By educating our state’s citizens, searching for solutions to overcome the vexing problems of our time, and creating art and culture that uplifts and challenges us, the University of Washington serves us in many ways.
A few examples: Students in the UW’s Department of Communication are taking part in an innovative partnership with The Seattle Times to inform us with on-the-street digital media coverage of the 2012 election season; Our piece The Warrior and the War Reporter brings us lessons from an alum-turned-Medal-of-Honor recipient, as learned by another alum who is an Edward R. Murrow Award-winning war correspondent.
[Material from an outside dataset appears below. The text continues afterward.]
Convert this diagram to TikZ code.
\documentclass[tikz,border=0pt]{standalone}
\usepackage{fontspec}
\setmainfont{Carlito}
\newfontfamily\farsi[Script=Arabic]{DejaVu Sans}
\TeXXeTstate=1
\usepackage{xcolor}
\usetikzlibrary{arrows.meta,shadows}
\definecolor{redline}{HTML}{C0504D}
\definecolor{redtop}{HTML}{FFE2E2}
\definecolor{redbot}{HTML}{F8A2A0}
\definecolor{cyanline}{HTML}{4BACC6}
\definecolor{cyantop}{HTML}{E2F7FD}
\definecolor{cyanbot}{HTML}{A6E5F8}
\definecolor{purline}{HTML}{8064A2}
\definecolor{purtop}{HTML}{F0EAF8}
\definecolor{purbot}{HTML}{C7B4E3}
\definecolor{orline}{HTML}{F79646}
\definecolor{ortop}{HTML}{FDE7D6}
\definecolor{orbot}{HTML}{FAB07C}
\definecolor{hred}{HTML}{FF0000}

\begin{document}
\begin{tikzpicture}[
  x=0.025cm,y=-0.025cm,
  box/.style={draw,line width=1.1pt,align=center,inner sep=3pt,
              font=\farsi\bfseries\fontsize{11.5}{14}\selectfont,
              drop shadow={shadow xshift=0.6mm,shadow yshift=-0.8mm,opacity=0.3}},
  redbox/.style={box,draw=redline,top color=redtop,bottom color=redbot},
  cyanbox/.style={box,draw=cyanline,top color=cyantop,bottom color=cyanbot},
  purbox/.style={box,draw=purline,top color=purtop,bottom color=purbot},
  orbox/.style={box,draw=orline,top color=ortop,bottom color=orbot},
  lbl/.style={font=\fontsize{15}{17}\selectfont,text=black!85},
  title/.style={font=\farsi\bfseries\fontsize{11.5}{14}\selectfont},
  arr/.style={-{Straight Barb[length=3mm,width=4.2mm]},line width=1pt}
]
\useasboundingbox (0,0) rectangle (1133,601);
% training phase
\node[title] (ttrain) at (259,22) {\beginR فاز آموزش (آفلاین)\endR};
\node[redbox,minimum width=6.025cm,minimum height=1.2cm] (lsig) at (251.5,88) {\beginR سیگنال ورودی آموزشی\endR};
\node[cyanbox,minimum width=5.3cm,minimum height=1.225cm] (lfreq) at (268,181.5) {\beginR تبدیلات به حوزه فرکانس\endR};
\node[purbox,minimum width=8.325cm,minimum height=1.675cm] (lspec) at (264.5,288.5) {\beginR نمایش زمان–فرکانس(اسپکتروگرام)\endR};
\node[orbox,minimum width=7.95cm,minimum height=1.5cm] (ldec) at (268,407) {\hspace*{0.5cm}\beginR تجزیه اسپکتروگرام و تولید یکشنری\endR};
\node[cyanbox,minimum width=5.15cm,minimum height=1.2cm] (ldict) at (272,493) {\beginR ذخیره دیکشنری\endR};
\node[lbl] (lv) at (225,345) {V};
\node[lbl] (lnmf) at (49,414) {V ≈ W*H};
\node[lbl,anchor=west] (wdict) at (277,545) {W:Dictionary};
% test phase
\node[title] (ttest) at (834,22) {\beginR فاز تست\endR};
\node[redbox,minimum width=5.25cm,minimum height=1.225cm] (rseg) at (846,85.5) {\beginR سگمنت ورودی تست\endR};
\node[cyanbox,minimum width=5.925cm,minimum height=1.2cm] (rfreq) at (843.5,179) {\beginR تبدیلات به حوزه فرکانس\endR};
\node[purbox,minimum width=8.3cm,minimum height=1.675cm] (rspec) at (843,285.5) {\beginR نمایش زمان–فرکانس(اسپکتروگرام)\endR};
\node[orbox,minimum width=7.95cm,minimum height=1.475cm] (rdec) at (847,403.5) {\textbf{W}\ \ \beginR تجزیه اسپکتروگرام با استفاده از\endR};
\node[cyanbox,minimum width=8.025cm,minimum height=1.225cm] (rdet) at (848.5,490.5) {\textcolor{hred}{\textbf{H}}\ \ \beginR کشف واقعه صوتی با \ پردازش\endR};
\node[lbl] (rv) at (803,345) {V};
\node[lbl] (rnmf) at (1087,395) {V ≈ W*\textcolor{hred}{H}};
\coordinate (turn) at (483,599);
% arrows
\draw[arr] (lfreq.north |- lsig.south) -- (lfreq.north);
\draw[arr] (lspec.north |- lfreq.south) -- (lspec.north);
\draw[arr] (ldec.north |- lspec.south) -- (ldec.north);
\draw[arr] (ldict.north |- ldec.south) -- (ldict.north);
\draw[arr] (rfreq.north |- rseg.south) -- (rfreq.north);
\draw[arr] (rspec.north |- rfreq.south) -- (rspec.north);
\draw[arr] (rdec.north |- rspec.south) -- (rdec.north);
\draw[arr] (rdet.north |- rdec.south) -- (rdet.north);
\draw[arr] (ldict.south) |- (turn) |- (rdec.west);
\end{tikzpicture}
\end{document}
And then there’s our story on Community for Youth, a local nonprofit organization that pairs mentors with freshmen attending the Seattle high schools with the highest dropout rates. Greg Hay, ’77, ’05, ’07, is a software engineer who earned four degrees from the UW—in interdisciplinary arts, anthropology, information technology—but his volunteer job is lifesaver. He and a few dozen other volunteer mentors spend their free time working with kids who experienced the worst kinds of chaos: homelessness, parents who abandoned them, or were drug dealers, or worse.
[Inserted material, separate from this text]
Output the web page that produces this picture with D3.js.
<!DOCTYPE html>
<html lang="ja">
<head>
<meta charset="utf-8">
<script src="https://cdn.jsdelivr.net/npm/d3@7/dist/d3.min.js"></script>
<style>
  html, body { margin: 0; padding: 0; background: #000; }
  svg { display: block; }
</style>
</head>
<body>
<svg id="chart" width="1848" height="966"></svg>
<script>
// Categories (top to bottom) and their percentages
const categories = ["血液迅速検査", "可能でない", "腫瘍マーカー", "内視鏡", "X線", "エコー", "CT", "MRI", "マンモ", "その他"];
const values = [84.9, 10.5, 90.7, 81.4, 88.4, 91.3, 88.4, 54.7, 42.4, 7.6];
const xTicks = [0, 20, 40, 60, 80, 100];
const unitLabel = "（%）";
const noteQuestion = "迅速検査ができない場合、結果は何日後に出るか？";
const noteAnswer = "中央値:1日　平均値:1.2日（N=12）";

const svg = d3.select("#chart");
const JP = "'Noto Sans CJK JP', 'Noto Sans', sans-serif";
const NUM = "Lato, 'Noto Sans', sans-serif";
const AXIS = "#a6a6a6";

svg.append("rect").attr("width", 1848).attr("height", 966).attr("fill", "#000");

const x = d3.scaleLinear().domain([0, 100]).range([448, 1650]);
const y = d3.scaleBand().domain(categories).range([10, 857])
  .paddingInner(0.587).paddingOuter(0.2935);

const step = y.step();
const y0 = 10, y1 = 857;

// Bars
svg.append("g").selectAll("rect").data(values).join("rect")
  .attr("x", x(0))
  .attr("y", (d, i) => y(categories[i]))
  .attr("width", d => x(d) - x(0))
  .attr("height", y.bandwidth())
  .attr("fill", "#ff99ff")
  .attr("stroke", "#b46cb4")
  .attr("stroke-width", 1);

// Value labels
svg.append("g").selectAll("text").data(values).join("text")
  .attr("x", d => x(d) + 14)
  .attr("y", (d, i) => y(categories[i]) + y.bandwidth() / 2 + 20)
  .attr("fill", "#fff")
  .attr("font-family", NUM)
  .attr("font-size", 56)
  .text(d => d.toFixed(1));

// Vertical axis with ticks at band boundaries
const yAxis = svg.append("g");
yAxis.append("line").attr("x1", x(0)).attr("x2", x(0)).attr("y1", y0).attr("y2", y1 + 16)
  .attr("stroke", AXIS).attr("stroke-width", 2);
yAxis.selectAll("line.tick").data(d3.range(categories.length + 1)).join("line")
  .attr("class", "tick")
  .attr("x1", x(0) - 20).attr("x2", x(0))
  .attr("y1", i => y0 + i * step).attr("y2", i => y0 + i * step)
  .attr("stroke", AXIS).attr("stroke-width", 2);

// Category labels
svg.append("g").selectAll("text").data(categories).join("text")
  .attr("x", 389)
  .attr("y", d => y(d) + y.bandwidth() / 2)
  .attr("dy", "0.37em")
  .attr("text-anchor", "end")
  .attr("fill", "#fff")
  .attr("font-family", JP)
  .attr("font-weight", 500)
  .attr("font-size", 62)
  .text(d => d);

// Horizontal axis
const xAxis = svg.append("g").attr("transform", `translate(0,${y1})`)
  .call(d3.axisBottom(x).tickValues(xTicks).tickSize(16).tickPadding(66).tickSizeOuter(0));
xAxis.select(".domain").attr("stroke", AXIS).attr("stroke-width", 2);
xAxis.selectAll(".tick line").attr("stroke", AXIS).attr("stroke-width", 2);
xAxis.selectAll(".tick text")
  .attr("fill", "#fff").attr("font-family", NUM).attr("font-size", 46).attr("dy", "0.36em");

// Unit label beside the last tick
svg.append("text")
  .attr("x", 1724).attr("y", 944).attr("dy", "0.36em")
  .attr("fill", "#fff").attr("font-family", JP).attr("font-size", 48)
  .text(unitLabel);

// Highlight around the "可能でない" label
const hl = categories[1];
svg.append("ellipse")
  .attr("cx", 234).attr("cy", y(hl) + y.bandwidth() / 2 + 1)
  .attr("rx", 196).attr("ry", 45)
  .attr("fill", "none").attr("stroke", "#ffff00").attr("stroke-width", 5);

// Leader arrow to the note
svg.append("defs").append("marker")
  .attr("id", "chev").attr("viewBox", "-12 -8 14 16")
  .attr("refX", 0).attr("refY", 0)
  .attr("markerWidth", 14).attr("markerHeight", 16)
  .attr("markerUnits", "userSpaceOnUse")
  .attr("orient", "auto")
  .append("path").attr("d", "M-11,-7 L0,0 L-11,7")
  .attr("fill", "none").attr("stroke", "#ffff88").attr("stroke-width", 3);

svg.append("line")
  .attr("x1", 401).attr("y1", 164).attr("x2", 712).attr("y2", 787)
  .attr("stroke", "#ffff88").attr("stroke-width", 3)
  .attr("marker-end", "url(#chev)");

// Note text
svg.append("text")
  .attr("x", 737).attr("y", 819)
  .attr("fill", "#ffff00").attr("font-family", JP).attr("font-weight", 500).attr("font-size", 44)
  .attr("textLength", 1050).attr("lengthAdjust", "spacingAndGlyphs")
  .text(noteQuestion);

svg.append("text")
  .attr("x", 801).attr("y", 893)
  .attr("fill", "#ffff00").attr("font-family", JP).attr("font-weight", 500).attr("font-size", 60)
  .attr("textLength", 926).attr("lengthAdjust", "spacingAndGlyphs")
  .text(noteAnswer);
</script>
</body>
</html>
It should not come as a surprise that many of those volunteer mentors are UW grads; or that many of the organization’s board members are alumni; or that a good number of these struggling students—such as Vanny Chham and Marcel Buckner—were able to overcome devastating challenges, thanks to their UW mentors, to attend the UW.
“Huskies helping Huskies is one of our mottos,” Hay tells me.
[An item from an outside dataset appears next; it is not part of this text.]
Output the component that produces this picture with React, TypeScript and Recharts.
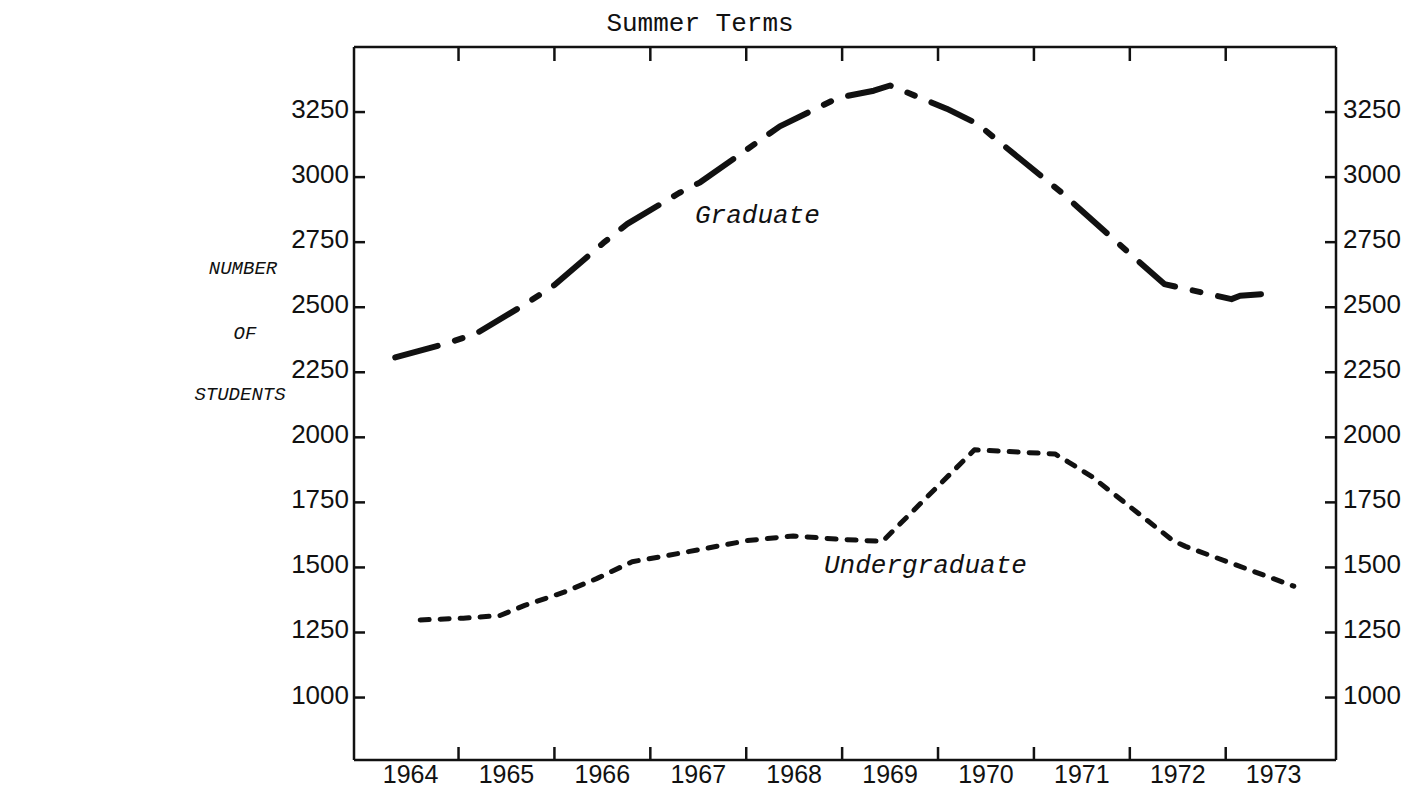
import { Line, LineChart, XAxis, YAxis } from 'recharts';

const gradYears = [
  1963.84, 1964.35, 1964.68, 1965.21, 1965.5, 1966.01, 1966.26, 1966.8, 1967.02, 1967.85, 1968.46,
  1968.83, 1969.0, 1969.59, 1969.91, 1970.14, 1970.79, 1971.52, 1971.86, 1972.56, 1972.65, 1972.9,
];
const gradStudents = [
  2307, 2358, 2398, 2515, 2585, 2747, 2820, 2939, 2980, 3195, 3305, 3332, 3352, 3263, 3205, 3135,
  2940, 2699, 2589, 2531, 2544, 2551,
];

const undergradYears = [
  1964.1, 1964.55, 1964.93, 1965.19, 1965.6, 1965.94, 1966.31, 1966.65, 1967.02, 1967.51, 1967.99,
  1968.48, 1968.92, 1969.88, 1970.72, 1970.86, 1971.1, 1971.95, 1972.08, 1973.21,
];
const undergradStudents = [
  1298, 1305, 1315, 1354, 1405, 1457, 1522, 1544, 1569, 1603, 1621, 1608, 1600, 1952, 1936, 1905,
  1850, 1603, 1581, 1428,
];

const yearLabels = [1964, 1965, 1966, 1967, 1968, 1969, 1970, 1971, 1972, 1973];
const yearDividers = [1964.5, 1965.5, 1966.5, 1967.5, 1968.5, 1969.5, 1970.5, 1971.5, 1972.5];
const studentTicks = [1000, 1250, 1500, 1750, 2000, 2250, 2500, 2750, 3000, 3250];

const gradData = gradYears.map((year, i) => ({ year, students: gradStudents[i] }));
const undergradData = undergradYears.map((year, i) => ({ year, students: undergradStudents[i] }));

const INK = '#111';
const NUM_FONT = '"Liberation Sans", Arial, sans-serif';
const MONO = '"Liberation Mono", "DejaVu Sans Mono", monospace';
const X_DOMAIN: [number, number] = [1963.41, 1973.65];
const Y_DOMAIN: [number, number] = [760, 3500];

const LeftTick = ({ x, y, payload }: any) => (
  <g>
    <line x1={x + 5} x2={x + 16} y1={y} y2={y} stroke={INK} strokeWidth={2.5} />
    <text x={x} y={y + 6} textAnchor="end" fontFamily={NUM_FONT} fontSize={26} fill={INK}>
      {payload.value}
    </text>
  </g>
);

const RightTick = ({ x, y, payload }: any) => (
  <g>
    <line x1={x - 7} x2={x - 18} y1={y} y2={y} stroke={INK} strokeWidth={2.5} />
    <text x={x} y={y + 6} textAnchor="start" fontFamily={NUM_FONT} fontSize={26} fill={INK}>
      {payload.value}
    </text>
  </g>
);

// integer years get a label, half years get the divider mark
const BottomTick = ({ x, y, payload }: any) => {
  if (Number.isInteger(payload.value)) {
    return (
      <text x={x} y={y + 23} textAnchor="middle" fontFamily={NUM_FONT} fontSize={25} fill={INK}>
        {payload.value}
      </text>
    );
  }
  return <line x1={x} x2={x} y1={y} y2={y - 13} stroke={INK} strokeWidth={2.5} />;
};

const TopTick = ({ x, y }: any) => (
  <line x1={x} x2={x} y1={y} y2={y + 14} stroke={INK} strokeWidth={2.5} />
);

export default function App() {
  return (
    <div
      style={{
        position: 'absolute',
        left: 0,
        top: 0,
        width: 1423,
        height: 790,
        background: '#fff',
      }}
    >
      <LineChart width={1423} height={790} margin={{ top: 46, right: 17, bottom: 0, left: 294 }}>
        <XAxis
          xAxisId="x"
          type="number"
          dataKey="year"
          domain={X_DOMAIN}
          allowDataOverflow
          ticks={[...yearLabels, ...yearDividers]}
          interval={0}
          tick={BottomTick}
          tickLine={false}
          tickSize={0}
          tickMargin={0}
          height={30}
          axisLine={{ stroke: INK, strokeWidth: 2.5 }}
        />
        <XAxis
          xAxisId="xt"
          orientation="top"
          type="number"
          dataKey="year"
          domain={X_DOMAIN}
          allowDataOverflow
          ticks={yearDividers}
          interval={0}
          tick={TopTick}
          tickLine={false}
          tickSize={0}
          tickMargin={0}
          height={1}
          axisLine={{ stroke: INK, strokeWidth: 2.5 }}
        />
        <YAxis
          yAxisId="l"
          type="number"
          domain={Y_DOMAIN}
          allowDataOverflow
          ticks={studentTicks}
          interval={0}
          tick={LeftTick}
          tickLine={false}
          tickSize={0}
          tickMargin={5}
          width={60}
          axisLine={{ stroke: INK, strokeWidth: 2.5 }}
        />
        <YAxis
          yAxisId="r"
          orientation="right"
          type="number"
          domain={Y_DOMAIN}
          allowDataOverflow
          ticks={studentTicks}
          interval={0}
          tick={RightTick}
          tickLine={false}
          tickSize={0}
          tickMargin={7}
          width={70}
          axisLine={{ stroke: INK, strokeWidth: 2.5 }}
        />
        <Line
          data={gradData}
          xAxisId="x"
          yAxisId="l"
          dataKey="students"
          name="Graduate"
          type="linear"
          stroke={INK}
          strokeWidth={6}
          strokeLinecap="round"
          strokeLinejoin="round"
          strokeDasharray="44 18 8 18"
          dot={false}
          activeDot={false}
          isAnimationActive={false}
        />
        <Line
          data={undergradData}
          xAxisId="x"
          yAxisId="l"
          dataKey="students"
          name="Undergraduate"
          type="linear"
          stroke={INK}
          strokeWidth={5}
          strokeLinecap="round"
          strokeLinejoin="round"
          strokeDasharray="9 11"
          dot={false}
          activeDot={false}
          isAnimationActive={false}
        />
      </LineChart>
      <svg
        width={1423}
        height={790}
        style={{ position: 'absolute', left: 0, top: 0, pointerEvents: 'none' }}
      >
        <text x={700} y={31} textAnchor="middle" fontFamily={MONO} fontSize={26} fill={INK}>
          Summer Terms
        </text>
        <g fontFamily={MONO} fontSize={19} fontStyle="italic" fill={INK} textAnchor="middle">
          <text x={243} y={274}>NUMBER</text>
          <text x={245} y={339}>OF</text>
          <text x={240} y={400}>STUDENTS</text>
        </g>
        <g fontFamily={MONO} fontSize={26} fontStyle="italic" fill={INK}>
          <text x={695} y={223}>Graduate</text>
          <text x={824} y={573}>Undergraduate</text>
        </g>
      </svg>
    </div>
  );
}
This is service at the gut level, where one life is turned around one hour at a time, through a late-night phone call, or a last-minute get-together on a Sunday afternoon to discuss a problem at school—all because someone who went to the UW cared enough to do something. Then again, that description is apt for the legions of students, faculty, staff and alumni serving in the military, researchers working to cure cancer, or people like Greg Hay spending their free time to help kids overcome monumental challenges to reach for the stars. It’s a legacy we can be proud of.